The recording of field notes was common practice for biological surveyors and naturalists generations before Grinnell. His system continues this tradition but is distinguished by its distinctive standardized format. It consists of three sections:
The journal contains a narrative account describing the study site and summarizing each day’s activities and observations, including a list of species encountered. This section is often peppered with sketches, photographs, or maps.
The catalog is a sequential record of all voucher specimens collected, each with a unique field number and the information needed for the specimen’s museum tag, such as its sex, mass, breeding status, and standard body measurements.
Species accounts are species-specific summaries of information and observations, gradually accumulated over multiple days at a site or across multiple sites, that eventually grow to detailed summaries of physical description, seasonal behaviors, microhabitat associations, and other characteristics.
Separating the notebook in this fashion allows each section to have its own context-specific structure and format.
From the earliest days of my fieldwork until now, throughout a given day I jotted notes, typically in pencil, into a small, spiral-bound pocket notebook, remembering the admonition not to trust one’s memory but to record observations as continually as possible. I then transcribes these notes into my handwritten journal in the evenings on the best of days or every few days when an intense field effort allowed.
From 2000 onward, I would still takes pencil notes in a small pocket notebook in the field, but I transcribes these into a word-processor document with margins set for the size of our field note pages. I combined this document with my field catalog for a particular trip and eventually both would be bound in the same manner as standard, handwritten field notes.
This approach had the advantage of producing both an archival paper copy as well as an electronic copy. It was also easy to intersperse specialized maps and digital photographs, which had become the norm by this time, throughout the journal text.
I have two field notebooks: a “raw" notebook and my formal Grinnellian notebook.

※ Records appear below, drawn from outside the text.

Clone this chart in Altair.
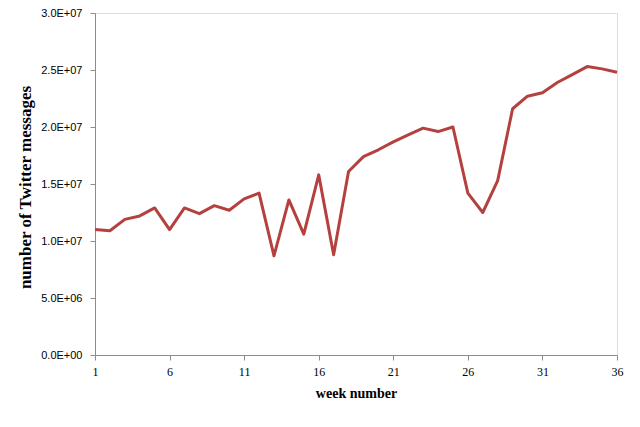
import altair as alt
import pandas as pd

weeks = list(range(1, 37))
messages = [
    1.10e7, 1.09e7, 1.19e7, 1.22e7, 1.29e7, 1.10e7, 1.29e7, 1.24e7, 1.31e7, 1.27e7,
    1.37e7, 1.42e7, 0.87e7, 1.36e7, 1.06e7, 1.58e7, 0.88e7, 1.61e7, 1.74e7, 1.80e7,
    1.87e7, 1.93e7, 1.99e7, 1.96e7, 2.00e7, 1.42e7, 1.25e7, 1.53e7, 2.16e7, 2.27e7,
    2.30e7, 2.39e7, 2.46e7, 2.53e7, 2.51e7, 2.48e7,
]
x_ticks = [1, 6, 11, 16, 21, 26, 31, 36]
y_ticks = [0, 5e6, 1e7, 1.5e7, 2e7, 2.5e7, 3e7]
y_tick_labels = ["0.0E+00", "5.0E+06", "1.0E+07", "1.5E+07", "2.0E+07", "2.5E+07", "3.0E+07"]

df = pd.DataFrame({"week": weeks, "messages": messages})

label_expr = "''"
for v, lab in reversed(list(zip(y_ticks, y_tick_labels))):
    label_expr = f"abs(datum.value - {v}) < 1 ? '{lab}' : ({label_expr})"

axis_color = "#8c8c8c"

chart = alt.Chart(df).mark_line(color="#B5413F", strokeWidth=3, strokeJoin="round").encode(
    x=alt.X(
        "week:Q",
        scale=alt.Scale(domain=[1, 36], nice=False, zero=False),
        axis=alt.Axis(
            values=x_ticks, title="week number", grid=False,
            domainColor=axis_color, tickColor=axis_color, tickSize=5,
            labelFont="Liberation Serif", labelFontSize=12, labelColor="#000000",
            labelPadding=6, labelFlush=False,
            titleFont="Liberation Serif", titleFontSize=14, titleFontWeight="bold",
            titleColor="#000000", titleX=261, titleY=38, titleBaseline="middle",
        ),
    ),
    y=alt.Y(
        "messages:Q",
        scale=alt.Scale(domain=[0, 3e7], nice=False),
        axis=alt.Axis(
            values=y_ticks, labelExpr=label_expr, title="number of Twitter messages", grid=False,
            domainColor=axis_color, tickColor=axis_color, tickSize=5,
            labelFont="Liberation Sans", labelFontSize=11, labelColor="#000000",
            labelPadding=8, labelFlush=False,
            titleFont="Liberation Serif", titleFontSize=17, titleFontWeight="bold",
            titleColor="#000000", titleX=-70, titleY=174, titleBaseline="middle",
            titleAlign="center", titleAngle=-90,
        ),
    ),
).properties(
    width=522,
    height=342,
    autosize=alt.AutoSizeParams(type="none"),
    padding={"left": 87, "top": 5, "right": 15, "bottom": 63},
).configure_view(stroke=None).configure(background="#ffffff")

chart.save("out.html", embed_options={"renderer": "svg", "actions": False})
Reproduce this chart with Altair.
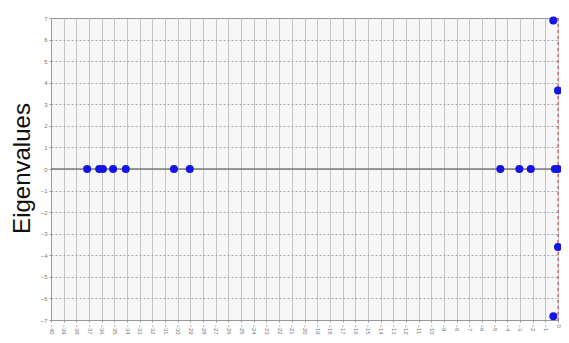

In the field, I take all my raw notes in a waterproof notebook using a fine-point permanent pen (or pencil when its raining). The entries have virtually no structure other than the date at the top of (almost) every page.
At the end of the day, I transcribe the notes into my Grinnellian journal as if I were writing a latter to a colleague.
Being an end-user of someone else’s field notes certainly gives you insight into the benefits of good note-taking skills. Our experiences as end-users and creators of archival field notes lead us to a few specific recommendations:
(1) Don’t get bogged down in the details of format or style.
Rules are counterproductive if they prevent a researcher from taking field notes in the first place.
You will get more return by focusing on your content than by refining your formatting.
(2) Compose your notes as if you were writing a letter to someone a century in the future.
Writing for an external audience requires you to be more explicit in your descriptions and to take less knowledge for granted. Avoid the use of abbreviations, symbols, and other shortcuts that only you will understand.
Ask yourself: How would you describe this to someone over the phone?
(3) It is better to spend five minutes writing the important details than twenty minutes writing the trivial ones.